Berlian tersebut memiliki nilai fantastis, bahkan disamakan dengan Koh-i-Noor, berlian legendaris yang menghiasi mahkota Kerajaan Inggris. Sayangnya, nasib buruk menimpa Mat Sam dan rekan-rekannya. Setelah pemerintah mengambil alih batu mulia itu, mereka tidak menerima apresiasi yang sesuai. Dalam laporan media pada masa itu, para penemu hanya diberikan janji-janji kosong, seperti kesempatan untuk menunaikan ibadah haji. Namun, waktu berlalu tanpa ada tanda-tanda bahwa janji tersebut akan dipenuhi.
Dua tahun setelah penemuan, Mat Sam dan teman-temannya memutuskan untuk bersuara demi mendapatkan keadilan. Mereka melaporkan situasi sulit yang mereka hadapi kepada otoritas melalui kuasa hukum. Meskipun upaya ini mendapat perhatian dari Presidium Kabinet Ampera, hasil akhir dari perjuangan ini tetap terselubung dalam sepi sejarah. Sampai hari ini, tak ada bukti konkret bahwa Mat Sam dan timnya pernah merasakan manfaat langsung dari penemuan monumental tersebut.

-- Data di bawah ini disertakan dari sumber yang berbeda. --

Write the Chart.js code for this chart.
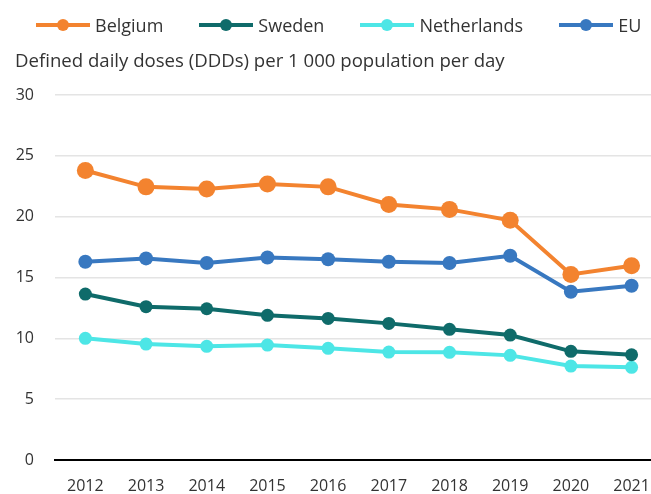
<!DOCTYPE html>
<html>
<head>
<meta charset="utf-8">
<script src="https://cdn.jsdelivr.net/npm/chart.js@4/dist/chart.umd.min.js"></script>
<style>
  html, body { margin: 0; padding: 0; background: #fff; overflow: hidden; width: 651px; height: 494px; position: relative; }
  #chart { position: absolute; left: 0; top: 40px; display: block; }
  #legend {
    position: absolute; left: 0; top: 0; height: 50px; width: 651px; z-index: 2;
    display: flex; align-items: center; padding-left: 36px; box-sizing: border-box;
    font: 18px "Open Sans", sans-serif; color: #333;
  }
  .item { display: flex; align-items: center; margin-right: 36px; white-space: nowrap; }
  .icon { position: relative; width: 54px; height: 4px; margin-right: 5px; }
  .icon::after {
    content: ''; position: absolute; left: 21px; top: -4px;
    width: 12px; height: 12px; border-radius: 50%; background: inherit;
  }
</style>
</head>
<body>
<div id="legend"></div>
<canvas id="chart" width="651" height="454"></canvas>
<script>
const years = [2012, 2013, 2014, 2015, 2016, 2017, 2018, 2019, 2020, 2021]
const belgium = [23.8, 22.45, 22.27, 22.68, 22.45, 21.0, 20.6, 19.7, 15.25, 15.97]
const sweden = [13.64, 12.6, 12.43, 11.89, 11.64, 11.23, 10.74, 10.27, 8.93, 8.65]
const netherlands = [10.0, 9.53, 9.34, 9.45, 9.18, 8.87, 8.85, 8.6, 7.72, 7.62]
const eu = [16.3, 16.57, 16.19, 16.65, 16.5, 16.3, 16.19, 16.79, 13.83, 14.32]
const yTicks = [0, 5, 10, 15, 20, 25, 30]

const FONT = '"Open Sans", sans-serif'
const TEXT = '#333333'

function series(label, values, color, radius) {
  return {
    label,
    data: values.map((v, i) => ({ x: years[i], y: v })),
    borderColor: color,
    backgroundColor: color,
    borderWidth: 4,
    pointRadius: radius,
    pointHoverRadius: radius,
    pointBorderWidth: 0,
    tension: 0,
    clip: false,
  }
}

const datasets = [
  series('Belgium', belgium, '#F3832F', 8.5),
  series('Sweden', sweden, '#0F6B6A', 6.5),
  series('Netherlands', netherlands, '#4DE6E6', 6.5),
  series('EU', eu, '#3878C0', 7),
]

// html legend: line with a dot, then the name
const legend = document.getElementById('legend')
datasets.forEach(d => {
  const item = document.createElement('div')
  item.className = 'item'
  const icon = document.createElement('span')
  icon.className = 'icon'
  icon.style.background = d.borderColor
  const txt = document.createElement('span')
  txt.textContent = d.label
  item.append(icon, txt)
  legend.append(item)
})

new Chart(document.getElementById('chart'), {
  type: 'line',
  data: { datasets },
  options: {
    responsive: false,
    devicePixelRatio: 1,
    animation: false,
    layout: { autoPadding: false, padding: { left: 15, right: 0, top: 0, bottom: 0 } },
    scales: {
      x: {
        type: 'linear',
        min: 2011.5,
        max: 2021.32,
        afterBuildTicks: s => { s.ticks = years.map(v => ({ value: v })) },
        // the last label runs off the edge in the original, so no side padding
        afterFit: s => { s.height = 34; s.paddingLeft = 0; s.paddingRight = 0 },
        ticks: {
          font: { family: FONT, size: 16, lineHeight: 1 },
          color: TEXT,
          padding: 18,
          maxRotation: 0,
          callback: v => String(v),
        },
        grid: { display: false, drawTicks: false },
        border: { display: true, color: '#000', width: 2 },
      },
      y: {
        min: 0,
        max: 30,
        afterBuildTicks: s => { s.ticks = yTicks.map(v => ({ value: v })) },
        afterFit: s => { s.width = 40 },
        ticks: {
          font: { family: FONT, size: 16 },
          color: TEXT,
          padding: 21,
        },
        grid: { color: '#e4e4e4', lineWidth: 1.5, drawTicks: false },
        border: { display: false },
      },
    },
    plugins: {
      legend: { display: false },
      title: {
        display: true,
        text: 'Defined daily doses (DDDs) per 1 000 population per day',
        align: 'start',
        font: { family: FONT, size: 18.6, weight: 'normal', lineHeight: 1.2 },
        color: TEXT,
        padding: { top: 10.5, bottom: 22.2 },
      },
      tooltip: { enabled: false },
    },
  },
})
</script>
</body>
</html>
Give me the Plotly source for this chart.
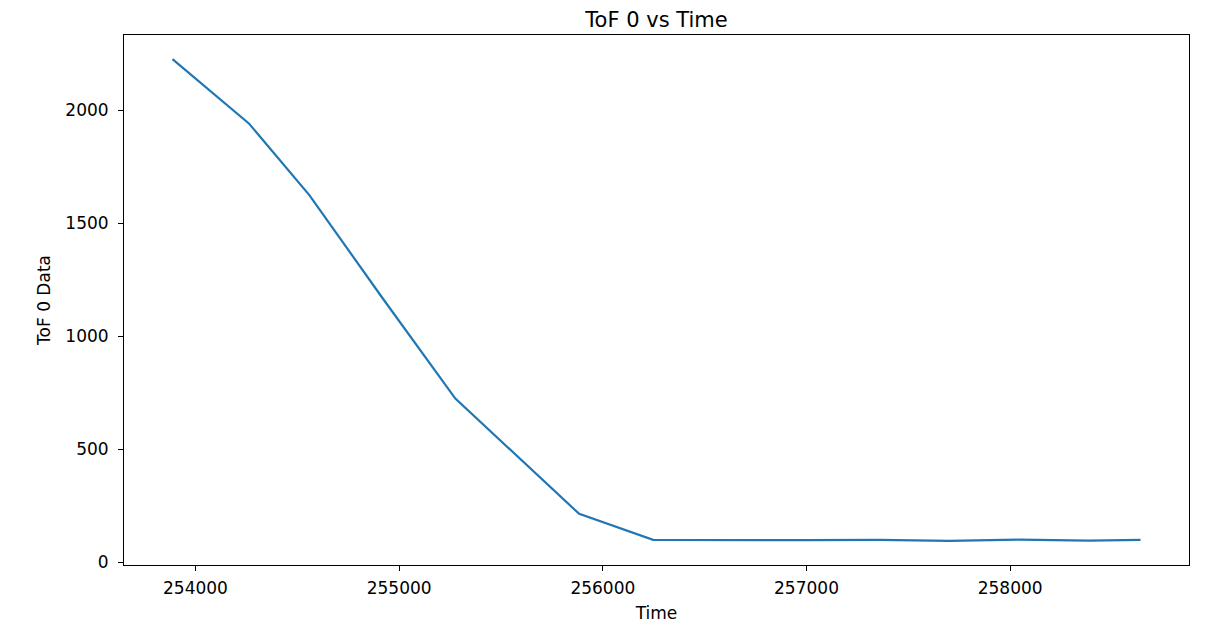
import plotly.graph_objects as go

# values
time = [253887, 254262, 254559, 254917, 255276, 255580, 255884, 256247,
        256600, 257000, 257357, 257700, 258043, 258387, 258640]
tof0 = [2225, 1941, 1624, 1170, 724, 468, 214, 99,
        97, 98, 99, 95, 100, 96, 99]

title = 'ToF 0 vs Time'
xlabel = 'Time'
ylabel = 'ToF 0 Data'

font = 'DejaVu Sans'
tick_size = 17
label_size = 17

fig = go.Figure()

fig.add_trace(
    go.Scatter(
        x=time,
        y=tof0,
        mode='lines',
        line=dict(color='#1f77b4', width=2.2),
        showlegend=False
    )
)

axis_style = dict(
    showline=True,
    linecolor='black',
    linewidth=1,
    mirror=True,
    ticks='outside',
    ticklen=5,
    tickcolor='black',
    showgrid=False,
    zeroline=False,
    automargin=False,
    tickfont=dict(family=font, size=tick_size, color='black'),
)

fig.update_xaxes(
    range=[253649, 258878],
    tickvals=[254000, 255000, 256000, 257000, 258000],
    tickformat='d',
    ticklabelstandoff=3,
    title=dict(text=xlabel, font=dict(family=font, size=label_size, color='black'), standoff=9),
    **axis_style
)
fig.update_yaxes(
    range=[-12, 2332],
    tickvals=[0, 500, 1000, 1500, 2000],
    tickformat='d',
    ticklabelstandoff=6,
    title=dict(text=ylabel, font=dict(family=font, size=label_size, color='black'), standoff=10),
    **axis_style
)

# page body adds an 8px margin, so the figure is a little smaller than the window
fig.update_layout(
    width=1192,
    height=618,
    paper_bgcolor='white',
    plot_bgcolor='white',
    margin=dict(l=116, r=11, t=27, b=61, autoexpand=False),
    title=dict(text=title, x=0.5, xref='paper', xanchor='center',
               y=1 - 12 / 618, yref='container', yanchor='middle',
               font=dict(family=font, size=21, color='black')),
)

fig.write_html("out.html")
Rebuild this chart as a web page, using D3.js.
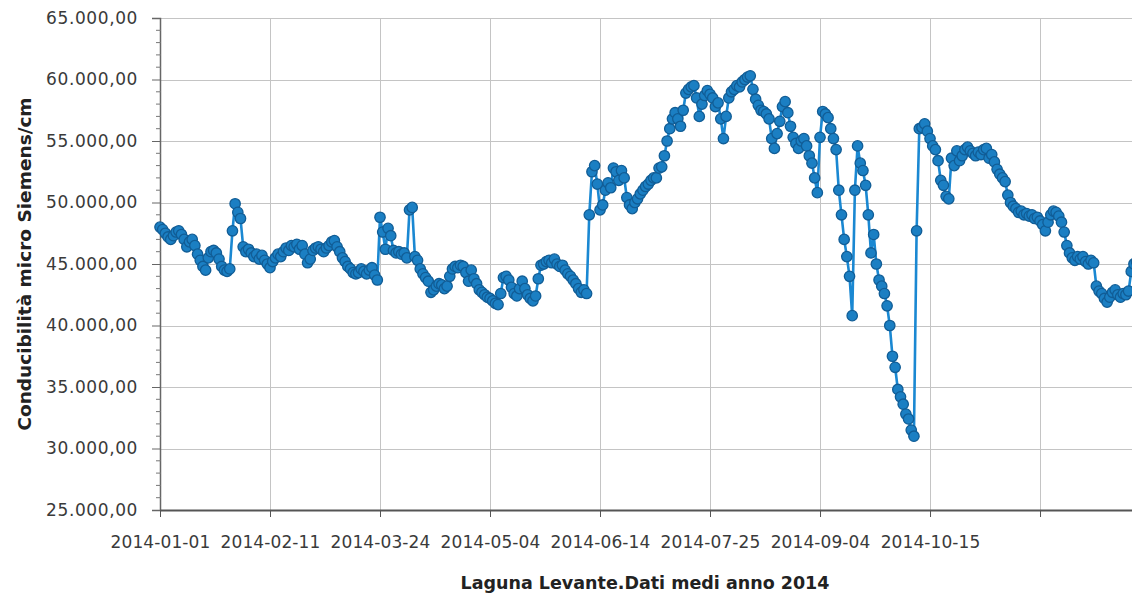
<!DOCTYPE html>
<html>
<head>
<meta charset="utf-8">
<script src="https://cdn.jsdelivr.net/npm/d3@7"></script>
<style>
  html, body { margin: 0; padding: 0; background: #fff; }
  svg { display: block; }
</style>
</head>
<body>
<svg id="chart" width="1132" height="596"></svg>
<script>
// ---- Data: daily mean conductivity (micro Siemens/cm), 2014 ----
const jan = [48000,47800,47500,47200,47000,47300,47600,47700,47400,47000,46400,46800,47000,46500,45800,45300,44800,44500,45500,46000,46100,45900,45400,44800,44500,44400,44600,47700,49900,49200,48700];
const feb = [46400,46000,46200,45900,45600,45800,45400,45700,45300,45000,44700,45200,45500,45800,45600,46000,46300,46100,46500,46400,46600,46200,46500,45800,45100,45400,46100,46300];
const mar = [46400,46200,46000,46300,46500,46800,46900,46400,46000,45500,45200,44800,44600,44300,44200,44300,44600,44400,44200,44500,44700,44100,43700,48800,47600,46200,47900,47300,46100,45900,46000];
const apr = [45800,45900,45500,49400,49600,45600,45300,44600,44200,43900,43600,42700,42900,43200,43400,43300,43000,43200,44000,44600,44800,44700,44900,44800,44300,43600,44500,43800,43400,42900];
const may = [42700,42500,42300,42200,42000,41800,41700,42600,43900,44000,43700,43100,42600,42400,43000,43600,43000,42500,42200,42000,42400,43800,44900,45000,45200,45300,45100,45400,45000,44800,44900];
const jun = [44500,44200,44000,43700,43400,43000,42700,42900,42600,49000,52500,53000,51500,49400,49800,51000,51600,51200,52800,52500,51800,52600,52000,50400,49800,49500,50000,50300,50700,51000];
const jul = [51300,51500,51800,52000,52000,52800,52900,53800,55000,56000,56800,57300,56800,56200,57500,58900,59200,59400,59500,58500,57000,58000,58700,59100,58800,58500,57800,58100,56800,55200,57000];
const aug = [58500,59000,59200,59500,59400,59800,60000,60200,60300,59200,58400,57900,57500,57400,57200,56800,55200,54400,55600,56600,57800,58200,57300,56200,55300,54800,54400,55000,55200,54600,53800];
const sep = [53200,52000,50800,55300,57400,57200,56900,56000,55200,54300,51000,49000,47000,45600,44000,40800,51000,54600,53200,52600,51400,49000,45900,47400,45000,43700,43200,42600,41600,40000];
const oct = [37500,36600,34800,34200,33600,32800,32400,31500,31000,47700,56000,56100,56400,55800,55200,54600,54300,53400,51800,51400,50500,50300,53600,53000,54200,53400,53800,54300,54500,54200,54000];
const nov = [53800,54100,53900,54300,54400,53600,53900,53300,52700,52300,52000,51700,50600,50000,49700,49500,49200,49300,49000,49100,48900,49000,48700,48800,48500,48200,47700,48400,49000,49300];
const dec = [49200,48900,48400,47600,46500,45900,45500,45300,45600,45400,45600,45200,45000,45300,45100,43200,42800,42600,42200,41900,42300,42700,42900,42500,42300,42600,42500,42800,44400,45000,45200];

const months = [jan, feb, mar, apr, may, jun, jul, aug, sep, oct, nov, dec];

const xTickDates = ["2014-01-01","2014-02-11","2014-03-24","2014-05-04","2014-06-14","2014-07-25","2014-09-04","2014-10-15","2014-11-25"];
const xTickLabels = ["2014-01-01","2014-02-11","2014-03-24","2014-05-04","2014-06-14","2014-07-25","2014-09-04","2014-10-15",""];
const yTicks = [25000,30000,35000,40000,45000,50000,55000,60000,65000];

const yTitle = "Conducibilità micro Siemens/cm";
const xTitle = "Laguna Levante.Dati medi anno 2014";

// ---- Build series ----
const series = [];
months.forEach((vals, m) => {
  vals.forEach((v, i) => series.push({ date: new Date(Date.UTC(2014, m, i + 1)), value: v }));
});

const svg = d3.select("#chart");
const plotL = 160, plotT = 18, plotB = 510;
const plotR = 160 + 364 * 2.683;

const x = d3.scaleUtc()
  .domain([new Date(Date.UTC(2014, 0, 1)), new Date(Date.UTC(2014, 11, 31))])
  .range([plotL, plotR]);
const y = d3.scaleLinear().domain([25000, 65000]).range([plotB, plotT]);

const itLocale = d3.formatLocale({ decimal: ",", thousands: ".", grouping: [3], currency: ["", ""] });
const yFmt = itLocale.format(",.2f");

const font = "'DejaVu Sans', Verdana, sans-serif";

// Grid
const grid = svg.append("g");
grid.selectAll("line.h").data(yTicks).join("line")
  .attr("x1", plotL).attr("x2", 1132)
  .attr("y1", d => Math.round(y(d)) + 0.5).attr("y2", d => Math.round(y(d)) + 0.5)
  .attr("stroke", "#c4c4c4").attr("stroke-width", 1);
const xDates = xTickDates.map(s => new Date(s + "T00:00:00Z"));
grid.selectAll("line.v").data(xDates).join("line")
  .attr("x1", d => Math.round(x(d)) + 0.5).attr("x2", d => Math.round(x(d)) + 0.5)
  .attr("y1", plotT).attr("y2", plotB)
  .attr("stroke", "#c4c4c4").attr("stroke-width", 1);

// Y axis (major)
const yAxis = d3.axisLeft(y).tickValues(yTicks).tickFormat(yFmt).tickSize(8).tickPadding(14);
const gy = svg.append("g").attr("transform", `translate(${plotL},0)`).call(yAxis);
gy.select(".domain").attr("stroke", "#666").attr("stroke-width", 1.5);
gy.selectAll(".tick line").attr("stroke", "#666");
gy.selectAll(".tick text").attr("fill", "#3a3a3a").style("font-family", font).style("font-size", "17px").style("letter-spacing", "0.6px");

// Y minor ticks
const minor = d3.range(25000, 65001, 1000).filter(v => v % 5000 !== 0);
svg.append("g").selectAll("line").data(minor).join("line")
  .attr("x1", plotL - 4).attr("x2", plotL + 1)
  .attr("y1", d => y(d)).attr("y2", d => y(d))
  .attr("stroke", "#777").attr("stroke-width", 1);

// X axis
const xAxis = d3.axisBottom(x).tickValues(xDates).tickFormat((d, i) => xTickLabels[i]).tickSize(7).tickPadding(19).tickSizeOuter(0);
const gx = svg.append("g").attr("transform", `translate(0,${plotB})`).call(xAxis);
gx.select(".domain").attr("stroke", "#555").attr("stroke-width", 2);
gx.selectAll(".tick line").attr("stroke", "#555");
gx.selectAll(".tick text").attr("fill", "#3a3a3a").style("font-family", font).style("font-size", "17px").style("letter-spacing", "0.1px");

// Line and markers
const line = d3.line().x(d => x(d.date)).y(d => y(d.value));
svg.append("path").datum(series)
  .attr("d", line).attr("fill", "none")
  .attr("stroke", "#1a88d2").attr("stroke-width", 2.6);
svg.append("g").selectAll("circle").data(series).join("circle")
  .attr("cx", d => x(d.date)).attr("cy", d => y(d.value)).attr("r", 5.2)
  .attr("fill", "#1b7fc3").attr("stroke", "#115d96").attr("stroke-width", 1.3);

// Titles
svg.append("text")
  .attr("transform", `translate(31,${(plotT + plotB) / 2}) rotate(-90)`)
  .attr("text-anchor", "middle")
  .style("font-family", font).style("font-size", "18.5px").style("font-weight", "bold")
  .attr("fill", "#222").text(yTitle);
svg.append("text")
  .attr("x", 645).attr("y", 589)
  .attr("text-anchor", "middle")
  .style("font-family", font).style("font-size", "17.5px").style("font-weight", "bold")
  .attr("fill", "#222").text(xTitle);
</script>
</body>
</html>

Kisah Mat Sam mengingatkan kita tentang pentingnya pengakuan dan kompensasi adil atas kontribusi individu terhadap perkembangan bangsa. Semangat keadilan harus menjadi fondasi dalam setiap proses pengambilan keputusan, sehingga kisah serupa tidak lagi terulang di masa depan. Melalui pembelajaran ini, mari kita dorong sistem yang lebih transparan dan inklusif agar semua orang dapat merasakan hasil kerja keras mereka.